Actual argument courtesy of @Dr.Winston_OBoogie (same caveats re: slapping): The players aren’t actually being punished; the school is.
You can’t really punish a school, just the people in it. The coach has been punished (we can argue if sufficiently so). The admins? Their Dec activities weren’t interrupted. They all still have their jobs. This all strikes me as theater, with the near entirety of the collateral damage of deciding not to play (assuming it’s not actually aimed at the students – we’ve seen people here blaming them) falling on the students who, again, have not been shown to have done anything wrong.
Now I normally would hold professional athletes to a higher standard than high school kids, so to me the NFL should be more strict, but that’s just me.
I think we are mostly in agreement. I differ in that I would defer major penalties to the school and/or district until they had instances of more than one athlete with behavioral problems like this, but otherwise I agree with everything you said. The school does need to be held accountable when they allow these things to happen. I have no objection to any of the measures that were taken, I think they were appropriate.

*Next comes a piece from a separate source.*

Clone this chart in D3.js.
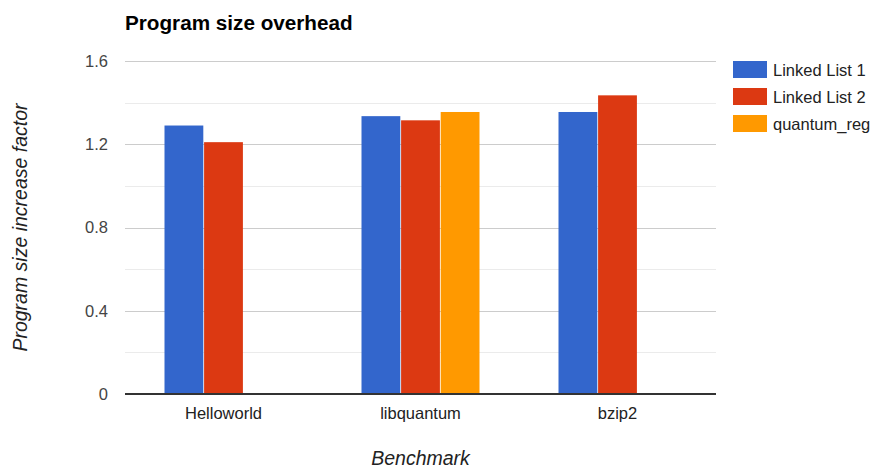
<!DOCTYPE html>
<html>
<head>
<meta charset="utf-8">
<script src="https://cdn.jsdelivr.net/npm/d3@7"></script>
<style>
  body { margin: 0; background: #fff; }
  svg { display: block; font-family: "Liberation Sans", Arial, sans-serif; }
</style>
</head>
<body>
<svg id="chart" width="875" height="469"></svg>
<script>
// Benchmarks and the size increase factor measured for each implementation
const benchmarks = ["Helloworld", "libquantum", "bzip2"];
const seriesNames = ["Linked List 1", "Linked List 2", "quantum_reg"];
const linkedList1 = [1.29, 1.335, 1.355];
const linkedList2 = [1.21, 1.315, 1.435];
const quantumReg = [null, 1.355, null];
const seriesColors = ["#3366cc", "#dc3912", "#ff9900"];
const yTicks = [0, 0.4, 0.8, 1.2, 1.6];
const yGrid = [0.2, 0.4, 0.6, 0.8, 1.0, 1.2, 1.4, 1.6];

const seriesValues = [linkedList1, linkedList2, quantumReg];

const svg = d3.select("#chart");
const plotLeft = 125, plotRight = 716, plotTop = 61, plotBottom = 394;

const x = d3.scaleBand().domain(benchmarks).range([plotLeft, plotRight]);
const groupWidth = 118;
const inner = d3.scaleBand().domain(seriesNames)
  .range([0, groupWidth]).paddingInner(0.02);
const y = d3.scaleLinear().domain([0, 1.6]).range([plotBottom, plotTop]);

// Title
svg.append("text")
  .attr("x", plotLeft).attr("y", 30)
  .attr("font-size", 20.7).attr("font-weight", "bold").attr("fill", "#000")
  .text("Program size overhead");

// Gridlines: labelled every 0.4, lighter lines in between
svg.append("g").selectAll("line").data(yGrid).join("line")
  .attr("x1", plotLeft).attr("x2", plotRight)
  .attr("y1", d => Math.round(y(d)) + 0.5).attr("y2", d => Math.round(y(d)) + 0.5)
  .attr("stroke", d => yTicks.some(t => Math.abs(t - d) < 1e-9) ? "#cccccc" : "#ebebeb")
  .attr("stroke-width", 1);

// Y axis labels
const yAxis = svg.append("g")
  .attr("transform", `translate(${plotLeft - 17},0)`)
  .call(d3.axisLeft(y).tickValues(yTicks).tickSize(0).tickPadding(0)
    .tickFormat(d => d === 0 ? "0" : d3.format(".1f")(d)));
yAxis.select(".domain").remove();
yAxis.selectAll("text").attr("font-size", 16.5).attr("fill", "#444")
  .attr("font-family", "Liberation Sans, Arial, sans-serif");

// Bars
const groups = svg.append("g").selectAll("g").data(benchmarks).join("g")
  .attr("transform", d => `translate(${x(d) + (x.bandwidth() - groupWidth) / 2},0)`);

groups.selectAll("rect")
  .data((b, i) => seriesNames.map((s, j) => ({ s, j, v: seriesValues[j][i] }))
    .filter(d => d.v != null))
  .join("rect")
  .attr("x", d => inner(d.s))
  .attr("width", inner.bandwidth())
  .attr("y", d => y(d.v))
  .attr("height", d => y(0) - y(d.v))
  .attr("fill", d => seriesColors[d.j]);

// Baseline
svg.append("line")
  .attr("x1", plotLeft).attr("x2", plotRight)
  .attr("y1", y(0)).attr("y2", y(0))
  .attr("stroke", "#333").attr("stroke-width", 2);

// X axis labels
const xAxis = svg.append("g")
  .attr("transform", `translate(0,${plotBottom})`)
  .call(d3.axisBottom(x).tickSize(0).tickPadding(13));
xAxis.select(".domain").remove();
xAxis.selectAll("text").attr("font-size", 16.5).attr("fill", "#222")
  .attr("font-family", "Liberation Sans, Arial, sans-serif");

// Axis titles
svg.append("text")
  .attr("x", (plotLeft + plotRight) / 2).attr("y", 465)
  .attr("text-anchor", "middle").attr("font-size", 19.5)
  .attr("font-style", "italic").attr("fill", "#222")
  .text("Benchmark");

svg.append("text")
  .attr("transform", `translate(27,${(plotTop + plotBottom) / 2}) rotate(-90)`)
  .attr("text-anchor", "middle").attr("font-size", 19.5)
  .attr("font-style", "italic").attr("fill", "#222")
  .text("Program size increase factor");

// Legend
const legend = svg.append("g").selectAll("g").data(seriesNames).join("g")
  .attr("transform", (d, i) => `translate(733,${61 + i * 27})`);
legend.append("rect")
  .attr("width", 34).attr("height", 17)
  .attr("fill", (d, i) => seriesColors[i]);
legend.append("text")
  .attr("x", 40).attr("y", 14.5)
  .attr("font-size", 16.5).attr("fill", "#222")
  .text(d => d);
</script>
</body>
</html>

That’s a really good point, as a senior being suspended is effectively a permanent ban, unless he repeats a year of high school.
Actually I would imagine the program brings in a fair amount of money (maybe not enough to be profitable per se, but enough to cover a significant percentage of costs) and they will have lost revenue because of the postseason ban. So, in that sense, the program was punished.
And my statement was predicated on that fact. I know my high school didn’t make shit off athletic events. We had boosters and lots of fund raisers. The actual revenue from a game was an afterthought. But in Texas, they pack them in by the thousands.
And remember, it’s unjust to prevent them from selling those tickets and nachos at the next game even if the free safety takes out a gun and shoots the referee in the head.
What is it that you think the word “rational” means? I’m the only one using reason here. You explicitly said that you don’t think the team should be punished even if the player actually kills the referee. I don’t even need to draw it out as the logical implication of your statements like with Ruken, you said it straight up.
“Repeating my insane beliefs to show how insane they are makes you the irrational one” isn’t gonna cut it.
Judging from the names of those involved, and the areas around the high school, it looks like Edinburg HS serves a mostly-Hispanic community. So, since we’re playing with hypotheticals, let’s imagine a situation (one that’s a lot more plausible than “the free safety busts a cap in the ref”): Edinburg has a hot-shot wide receiver. Maintains a 3.7 GPA and has never had anything on his disciplinary record. Word’s gotten out, and two or three Division I schools are sending scouts to watch his last few games; a football scholarship would mean he’ll be the first in his family to go to college.
Unfortunately, thanks to his dumbass teammate, his football season is over; no scouts, no scholarship, no college education. He’s headed for a career stocking shelves at the San Antonio Walmart for minimum wage.
Best I can find from their financial statements is that the district (four high schools IIRC) spends $9.1M on athletics and lists $470k revenue “FROM LOCAL/INTER”, most of that under “COCURRICULAR/ENTERPRSE SRV/AC”. The only other place “cocurricular” shows up in any ecisd.us site is on an ROTC page, so I’m stumped on this one.